Oh, I’ve seen a few of the movies since then, including most of the ones with Daniel Craig. Some of them were OK, some of them were pants, quite frankly. (I mean, how dull was Spectre?)

I’m not going to pretend I’m a big fan though. So, you can dismiss what I say next as someone who simply doesn’t understand what I’m talking about and that’s fine. You’re probably right.

But here’s the thing. I don’t really see why there can’t be a female James Bond. I can’t, for that matter, see why there can’t be a black James Bond, or an Asian James Bond or a transgender James Bond if someone can come up with a good enough character idea or story.

Mostly I think this is because James Bond is not a real person. He’s actually a fiction. He’s not even a consistent fiction. As soon as Sean Connery was cast in Dr No the film-makers had begun to depart from Ian Fleming’s original concept of the character (casting a working-class Scot as an Old Etonian/Fettesian posh boy; though, to be fair, the misogyny was carried over).

There have been how many versions of Bond since? Seven? Or 12 if you include TV and radio adaptations. Every one of them a bit different, every one of them a reflection of a moment in time and in the culture.

So why not go a step further and reinvent Bond as a woman? Ongoing franchises constantly need an injection of new ideas to avoid drifting off into irrelevance.

It might not work, of course. The all-women Ghostbusters reboot in 2016 was a bit of a damp squib, but, surprise, surprise it didn’t kill the franchise. There’s another Ghostbusters movie coming this Christmas (this time it’s teenagers).

The point is these franchise creations are malleable. That’s why they survive in the first place. They adapt as required. They reinvent themselves to try to find a new audience.

Change is inbuilt into the DNA. And sometimes that change is more extreme than others. When Marvel recently decided to make a film out of their 1970s comic Master of Kung Fu the result, Shang Chi and The Legend of the Ten Rings, effectively rewrote the character’s origin story. Marvel didn’t try to negotiate a deal to include Shang Chi’s father in the comic books in the new movie. That’s because Shang Chi’s father in the original strips was Sax Rohmer’s frankly racist creation Fu Manchu a character who, to say the least, comes with some issues attached.

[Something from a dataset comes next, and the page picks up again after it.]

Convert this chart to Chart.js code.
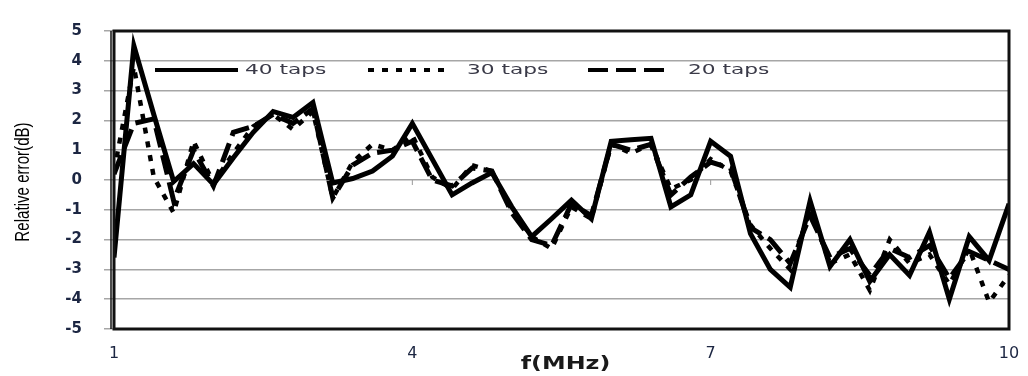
<!DOCTYPE html>
<html>
<head>
<meta charset="utf-8">
<script src="https://cdn.jsdelivr.net/npm/chart.js@4/dist/chart.umd.min.js"></script>
<style>
  html, body { margin: 0; padding: 0; background: #fff; }
  #wrap { width: 1028px; height: 376px; }
</style>
</head>
<body>
<div id="wrap"><canvas id="errChart" width="1028" height="376"></canvas></div>
<script>
// frequency points (MHz)
const freq = [1.0, 1.2, 1.4, 1.6, 1.8, 2.0, 2.2, 2.4, 2.6, 2.8,
              3.0, 3.2, 3.4, 3.6, 3.8, 4.0, 4.2, 4.4, 4.6, 4.8,
              5.0, 5.2, 5.4, 5.6, 5.8, 6.0, 6.2, 6.4, 6.6, 6.8,
              7.0, 7.2, 7.4, 7.6, 7.8, 8.0, 8.2, 8.4, 8.6, 8.8,
              9.0, 9.2, 9.4, 9.6, 9.8, 10.0];

// relative error (dB)
const taps40 = [-2.6, 4.5, 2.2, -0.05, 0.55, -0.15, 0.75, 1.6, 2.3, 2.1,
                2.6, -0.1, 0.05, 0.3, 0.8, 1.9, 0.7, -0.5, -0.1, 0.25,
                -0.9, -1.9, -1.3, -0.68, -1.3, 1.3, 1.35, 1.4, -0.9, -0.5,
                1.3, 0.8, -1.8, -3.0, -3.6, -0.7, -2.9, -2.0, -3.4, -2.5,
                -3.2, -1.75, -4.0, -1.9, -2.7, -0.8];
const taps30 = [0.3, 3.8, 0.1, -1.1, 1.3, -0.1, 0.9, 1.8, 2.2, 1.7,
                2.3, -0.6, 0.6, 1.2, 1.0, 1.5, 0.1, -0.3, 0.5, 0.3,
                -1.0, -1.9, -2.3, -0.9, -1.3, 1.2, 0.9, 1.2, -0.3, 0.0,
                0.7, 0.3, -1.5, -2.3, -3.0, -1.0, -2.8, -2.5, -3.7, -2.0,
                -2.8, -2.5, -3.5, -2.3, -4.1, -3.2];
const taps20 = [0.2, 1.9, 2.05, -0.7, 1.0, -0.2, 1.6, 1.8, 2.2, 1.9,
                2.4, -0.6, 0.5, 0.9, 1.0, 1.3, 0.0, -0.2, 0.4, 0.3,
                -1.1, -2.0, -2.2, -0.8, -1.2, 1.2, 1.0, 1.2, -0.5, 0.1,
                0.6, 0.4, -1.6, -2.0, -2.8, -1.2, -2.6, -2.3, -3.2, -2.3,
                -2.6, -2.2, -3.3, -2.4, -2.7, -3.0];

const xTicks = [1, 4, 7, 10];
const seriesNames = ["40 taps", "30 taps", "20 taps"];
const xTitle = "f(MHz)";
const yTitle = "Relative error(dB)";

const toPts = ys => ys.map((y, i) => ({ x: freq[i], y: y }));

// stretched text helper (the original image is squashed/stretched)
function drawText(ctx, str, x, y, font, color, sx, align, angle) {
  ctx.save();
  ctx.translate(x, y);
  if (angle) ctx.rotate(angle);
  ctx.scale(sx, 1);
  ctx.font = font;
  ctx.fillStyle = color;
  ctx.textAlign = align || "left";
  ctx.textBaseline = "middle";
  ctx.fillText(str, 0, 0);
  ctx.restore();
}

// legend drawn inside the plot, one row across the top
const insideLegend = {
  id: "insideLegend",
  afterDraw(chart) {
    const ctx = chart.ctx;
    const area = chart.chartArea;
    const y = area.top + 39;
    const starts = [area.left + 41, area.left + 254, area.left + 474];
    const textGap = [90, 99, 100];
    ctx.save();
    chart.data.datasets.forEach((ds, i) => {
      const x0 = starts[i];
      ctx.beginPath();
      ctx.setLineDash(ds.borderDash || []);
      ctx.lineWidth = 4;
      ctx.lineCap = "butt";
      ctx.strokeStyle = ds.borderColor;
      ctx.moveTo(x0, y);
      ctx.lineTo(x0 + 83, y);
      ctx.stroke();
      ctx.setLineDash([]);
      drawText(ctx, ds.label, x0 + textGap[i], y, "14px 'DejaVu Sans'", "#3a3a48", 1.55);
    });
    ctx.restore();
  }
};

// axis titles
const axisTitles = {
  id: "axisTitles",
  afterDraw(chart) {
    const ctx = chart.ctx;
    const a = chart.chartArea;
    drawText(ctx, xTitle, (a.left + a.right) / 2 + 4, 365, "bold 17px 'DejaVu Sans'", "#1a1a1a", 1.4, "center");
    drawText(ctx, yTitle, 23, (a.top + a.bottom) / 2 + 2, "21px 'Liberation Sans'", "#000", 0.72, "center", -Math.PI / 2);
  }
};

// thick plot frame plus small marks where the x ticks cross 0
const frame = {
  id: "frame",
  afterDatasetsDraw(chart) {
    const ctx = chart.ctx;
    const a = chart.chartArea;
    const xs = chart.scales.x;
    const ys = chart.scales.y;
    ctx.save();
    ctx.strokeStyle = "#999";
    ctx.lineWidth = 1;
    const y0 = ys.getPixelForValue(0);
    xTicks.slice(1).forEach(t => {
      const px = xs.getPixelForValue(t);
      ctx.beginPath();
      ctx.moveTo(px, y0);
      ctx.lineTo(px, y0 + 5);
      ctx.stroke();
    });
    ctx.strokeStyle = "#111";
    ctx.lineWidth = 3;
    ctx.strokeRect(a.left, a.top, a.right - a.left, a.bottom - a.top);
    ctx.lineWidth = 1.5;
    ctx.beginPath();
    ctx.moveTo(a.left - 3, a.top);
    ctx.lineTo(a.left - 3, a.bottom);
    ctx.stroke();
    ctx.restore();
  }
};

new Chart(document.getElementById("errChart"), {
  type: "line",
  data: {
    datasets: [
      {
        label: seriesNames[0],
        data: toPts(taps40),
        borderColor: "#000",
        borderWidth: 5,
        borderJoinStyle: "miter",
      },
      {
        label: seriesNames[1],
        data: toPts(taps30),
        borderColor: "#000",
        borderWidth: 4.5,
        borderDash: [6, 8],
      },
      {
        label: seriesNames[2],
        data: toPts(taps20),
        borderColor: "#000",
        borderWidth: 5,
        borderDash: [20, 8],
      },
    ],
  },
  options: {
    responsive: false,
    animation: false,
    layout: { padding: { left: 0, right: 19, top: 19, bottom: 0 } },
    elements: {
      point: { radius: 0 },
      line: { tension: 0, fill: false },
    },
    plugins: {
      legend: { display: false },
      tooltip: { enabled: false },
    },
    scales: {
      x: {
        type: "linear",
        min: 1,
        max: 10,
        afterBuildTicks: scale => {
          scale.ticks = xTicks.map(v => ({ value: v }));
        },
        afterFit: scale => { scale.height = 47; },
        grid: { display: false },
        border: { display: false },
        ticks: {
          color: "#1c2642",
          font: { family: "DejaVu Sans", size: 16 },
          padding: 7,
          maxRotation: 0,
        },
      },
      y: {
        min: -5,
        max: 5,
        afterFit: scale => { scale.width = 114; },
        ticks: {
          stepSize: 1,
          color: "#1c2642",
          font: { family: "DejaVu Sans", size: 15, weight: "bold" },
          padding: 22,
        },
        grid: {
          color: "#a6a6a6",
          lineWidth: 1.5,
          tickLength: 10,
          tickColor: "#a6a6a6",
        },
        border: { display: false },
      },
    },
  },
  plugins: [frame, insideLegend, axisTitles],
});
</script>
</body>
</html>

Oh, but that was a minor character, not Bond, I hear some of you say. But surely the point is the same. You slough off what’s not needed or dated or frankly offensive and you find the new thing that works. Or doesn’t. Time will tell.

There is a strand of fan who seems to find the idea of any kind of change problematic, of course. When Doctor Who cast Jodie Whittaker as the new Doctor in 2017 there was a ridiculous outcry.

“It should have been a black, transgender, Mexican lesbian from a minority muslim sect ... in a wheelchair,” one below-the-line Herald commentator at the time suggested, I’m presuming sarcastically. Frankly I’m hoping the next Doctor will be at least two of those things myself.

I think a lot of this conservatism towards beloved characters has to do with a desire to hold onto childhood itself . To keep pure the memory of the thing you loved back then. As if you can stop the world changing around you by holding onto this one thing. As if you can stop time itself.

I’m pretty sure that’s not possible. But let me know if you find a way.